Start of Records to use

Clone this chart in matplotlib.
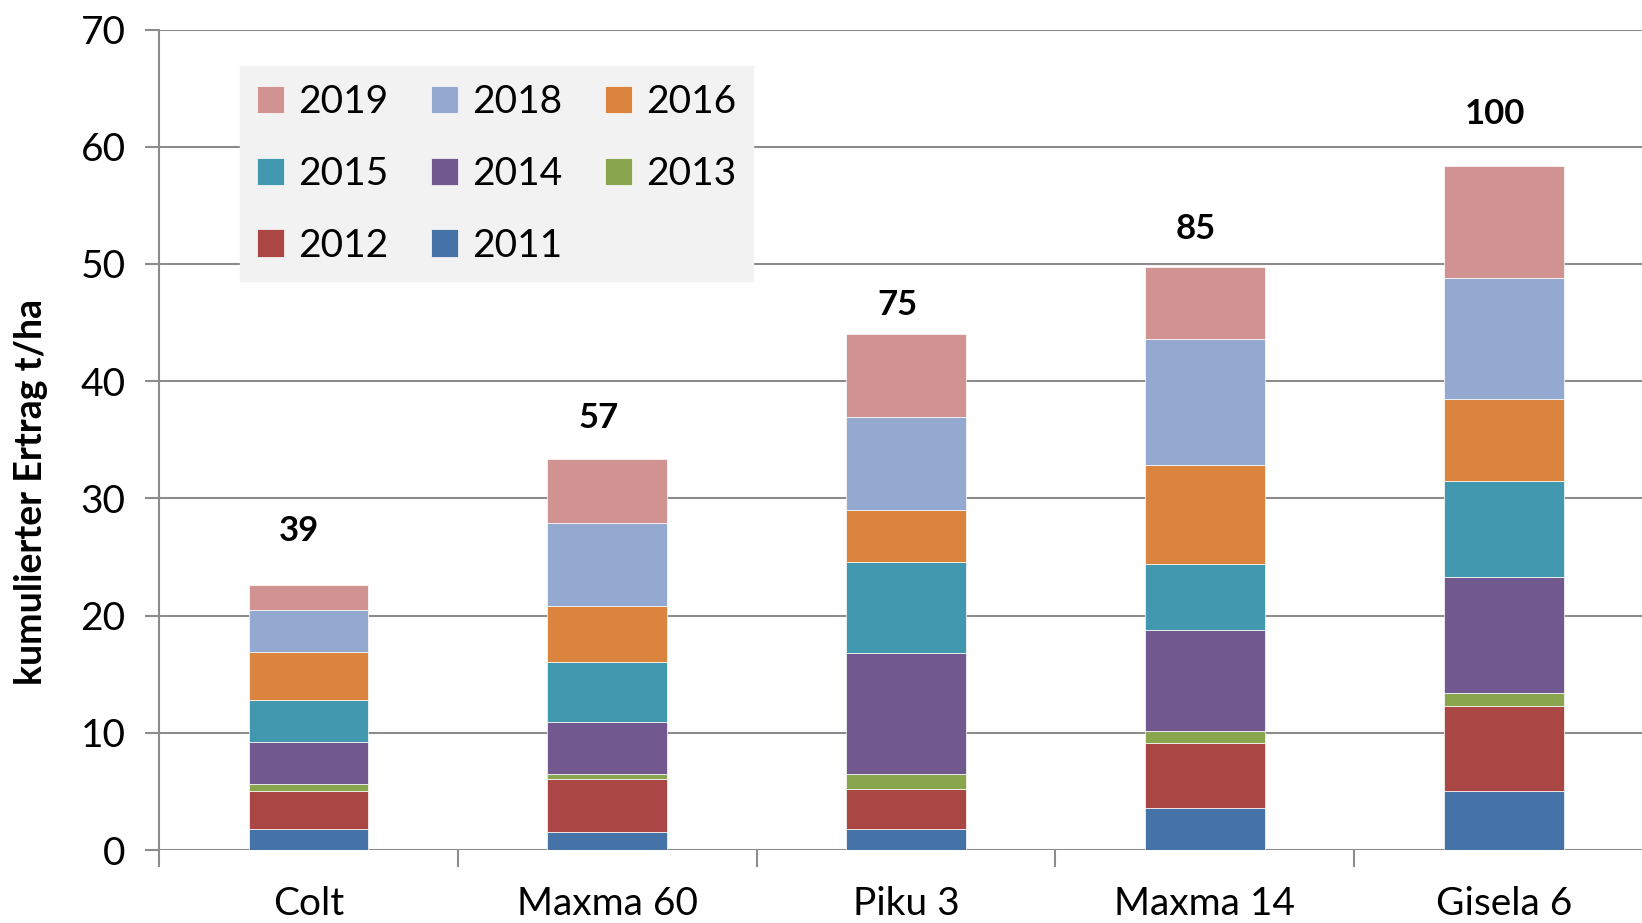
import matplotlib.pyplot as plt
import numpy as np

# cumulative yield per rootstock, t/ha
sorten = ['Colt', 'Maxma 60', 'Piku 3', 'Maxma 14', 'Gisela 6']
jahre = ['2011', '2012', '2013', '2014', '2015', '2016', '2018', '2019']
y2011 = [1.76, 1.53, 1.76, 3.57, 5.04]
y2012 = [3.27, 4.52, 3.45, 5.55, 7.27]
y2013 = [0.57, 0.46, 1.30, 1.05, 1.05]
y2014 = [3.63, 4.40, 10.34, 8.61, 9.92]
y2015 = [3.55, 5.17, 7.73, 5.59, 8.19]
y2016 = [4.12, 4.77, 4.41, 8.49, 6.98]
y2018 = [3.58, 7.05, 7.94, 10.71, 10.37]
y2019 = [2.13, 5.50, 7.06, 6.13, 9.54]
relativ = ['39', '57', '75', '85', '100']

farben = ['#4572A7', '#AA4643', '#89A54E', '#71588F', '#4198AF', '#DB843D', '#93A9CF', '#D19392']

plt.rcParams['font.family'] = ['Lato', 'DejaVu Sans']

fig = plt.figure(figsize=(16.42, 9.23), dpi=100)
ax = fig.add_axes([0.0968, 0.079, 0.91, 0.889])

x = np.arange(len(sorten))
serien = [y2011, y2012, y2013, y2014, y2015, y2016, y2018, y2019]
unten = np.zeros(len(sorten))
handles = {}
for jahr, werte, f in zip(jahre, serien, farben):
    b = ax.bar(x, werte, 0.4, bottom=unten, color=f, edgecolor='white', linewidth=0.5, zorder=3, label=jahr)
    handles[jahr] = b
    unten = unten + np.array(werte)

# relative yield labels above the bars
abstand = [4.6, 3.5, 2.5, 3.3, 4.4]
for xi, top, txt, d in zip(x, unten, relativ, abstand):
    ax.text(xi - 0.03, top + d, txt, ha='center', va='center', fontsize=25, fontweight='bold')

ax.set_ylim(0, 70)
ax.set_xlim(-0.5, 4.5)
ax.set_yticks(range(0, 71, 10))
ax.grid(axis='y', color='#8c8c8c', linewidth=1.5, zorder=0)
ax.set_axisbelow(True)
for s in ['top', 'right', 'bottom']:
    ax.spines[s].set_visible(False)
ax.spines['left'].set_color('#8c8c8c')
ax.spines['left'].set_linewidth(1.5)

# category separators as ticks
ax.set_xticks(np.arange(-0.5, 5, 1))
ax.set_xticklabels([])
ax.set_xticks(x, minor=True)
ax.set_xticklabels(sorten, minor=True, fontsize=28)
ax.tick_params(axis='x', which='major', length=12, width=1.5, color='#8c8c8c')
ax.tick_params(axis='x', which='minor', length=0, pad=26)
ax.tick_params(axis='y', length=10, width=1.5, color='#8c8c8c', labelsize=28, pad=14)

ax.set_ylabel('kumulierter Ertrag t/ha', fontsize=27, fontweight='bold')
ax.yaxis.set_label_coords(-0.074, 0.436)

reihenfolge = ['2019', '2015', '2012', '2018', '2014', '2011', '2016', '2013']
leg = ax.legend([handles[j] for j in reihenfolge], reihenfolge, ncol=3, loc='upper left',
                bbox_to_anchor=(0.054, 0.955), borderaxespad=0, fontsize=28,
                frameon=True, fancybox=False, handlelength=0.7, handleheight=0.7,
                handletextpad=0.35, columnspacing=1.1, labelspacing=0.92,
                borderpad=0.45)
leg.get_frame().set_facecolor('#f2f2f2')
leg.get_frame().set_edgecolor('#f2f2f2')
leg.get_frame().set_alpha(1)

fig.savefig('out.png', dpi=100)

End of Records to use
Start of Records to use

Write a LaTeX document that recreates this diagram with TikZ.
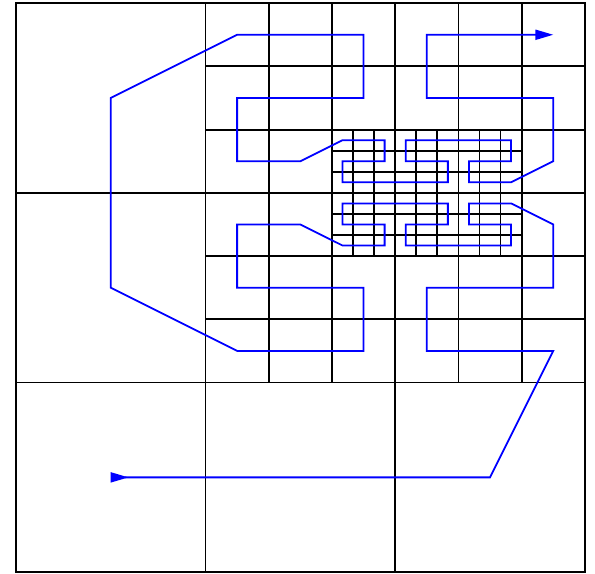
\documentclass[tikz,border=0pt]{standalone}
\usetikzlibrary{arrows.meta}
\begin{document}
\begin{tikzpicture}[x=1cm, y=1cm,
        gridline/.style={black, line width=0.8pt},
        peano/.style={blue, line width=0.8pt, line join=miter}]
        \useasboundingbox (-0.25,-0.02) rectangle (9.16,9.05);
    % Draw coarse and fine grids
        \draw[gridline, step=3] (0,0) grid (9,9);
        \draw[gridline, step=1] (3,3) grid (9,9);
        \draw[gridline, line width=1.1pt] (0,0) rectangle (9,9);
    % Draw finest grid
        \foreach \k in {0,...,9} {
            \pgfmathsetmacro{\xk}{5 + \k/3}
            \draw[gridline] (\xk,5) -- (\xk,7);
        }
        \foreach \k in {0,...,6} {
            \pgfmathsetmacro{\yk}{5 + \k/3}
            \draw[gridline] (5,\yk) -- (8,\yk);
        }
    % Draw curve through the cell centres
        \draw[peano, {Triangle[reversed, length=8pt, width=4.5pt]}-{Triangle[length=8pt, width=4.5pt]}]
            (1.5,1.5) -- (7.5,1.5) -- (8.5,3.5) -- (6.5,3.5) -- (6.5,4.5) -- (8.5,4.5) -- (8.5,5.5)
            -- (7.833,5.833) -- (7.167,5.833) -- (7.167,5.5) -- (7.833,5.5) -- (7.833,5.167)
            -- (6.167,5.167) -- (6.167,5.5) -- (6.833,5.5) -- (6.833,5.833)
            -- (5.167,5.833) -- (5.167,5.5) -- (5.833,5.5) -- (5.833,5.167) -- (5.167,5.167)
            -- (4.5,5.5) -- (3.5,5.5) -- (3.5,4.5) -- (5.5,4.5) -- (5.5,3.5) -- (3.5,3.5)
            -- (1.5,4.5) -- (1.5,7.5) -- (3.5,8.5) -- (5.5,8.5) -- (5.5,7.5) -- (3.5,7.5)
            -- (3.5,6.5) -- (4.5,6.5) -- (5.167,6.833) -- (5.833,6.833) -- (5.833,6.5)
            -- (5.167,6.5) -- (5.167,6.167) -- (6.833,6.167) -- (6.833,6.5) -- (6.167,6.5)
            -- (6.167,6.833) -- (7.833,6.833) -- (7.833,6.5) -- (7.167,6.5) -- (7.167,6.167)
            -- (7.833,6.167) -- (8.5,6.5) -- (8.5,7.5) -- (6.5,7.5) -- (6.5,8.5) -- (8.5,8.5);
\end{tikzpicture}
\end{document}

End of Records to use

• [Task prompt]:
Output nothing except the lines from the one containing "Clone this chart in matplotlib." through the one containing "import numpy as np", both kept, with the pictures removed.

• [Written response]:
Clone this chart in matplotlib.
import matplotlib.pyplot as plt
import numpy as np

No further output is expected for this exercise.